After learning that Apple has today increased the minimum price of its apps in its UK App Store, it has now emerged that the consumer electronics giant has slashed prices in Japan, Switzerland and Australia, bringing the latter it in line with US prices. However, UK App Store customers will still be paying more than their US counterparts.
Customers in Australia, which has seen a sudden surge in its dollar currency, were until today paying more for their apps than US customers. Earlier today, T3 reported that Apple introduced the new minimum charge, which will see British customers pay £0.69p per app.
A spokesperson for Apple said the price hike was due to a shift in foreign exchange rates and local tax laws. However, it seems odd that Britain should see a price hike when the US dollar recently fell against the sterling.
The success of Apple’s App Store has largely been because of a huge amount of free and cheap software. Developers and users alike have largely jumped on board with the UK minimum price of £0.59p, which is why it seems a bit fishy that Apple has now decided to increase its original minimum price.
As of this very minute, the minimum price of apps on the app store has risen to 69p in the UK – a difference of 10p.
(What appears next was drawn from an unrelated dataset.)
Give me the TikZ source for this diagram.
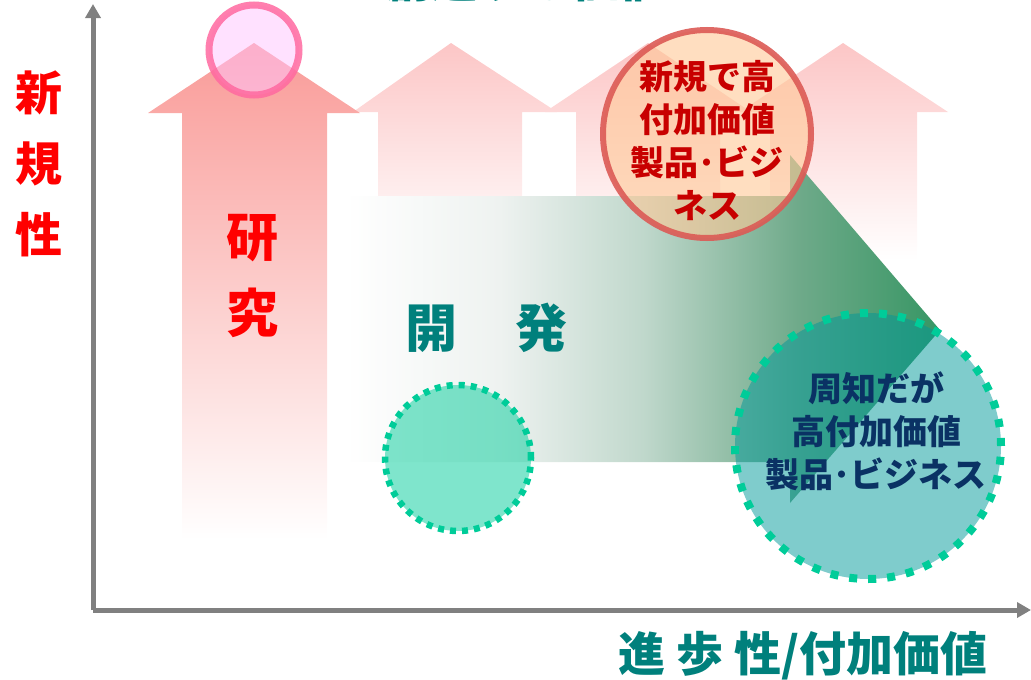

There are still tens of thousands of free apps available to download, but it’s this minimum price point that could possibly spark an app riot.
Frustratingly, this price point works out at around $1.11, meaning that users in the UK are now paying more for apps than the $0.99 minimum enjoyed by customers in the US and other countries across the globe.
There’s been no word from Apple as to why this is although the company hasn't changed its 30 per cent share policy in app revenue from developers.
This may work out as good news for developers, assuming users get on board with the new price point.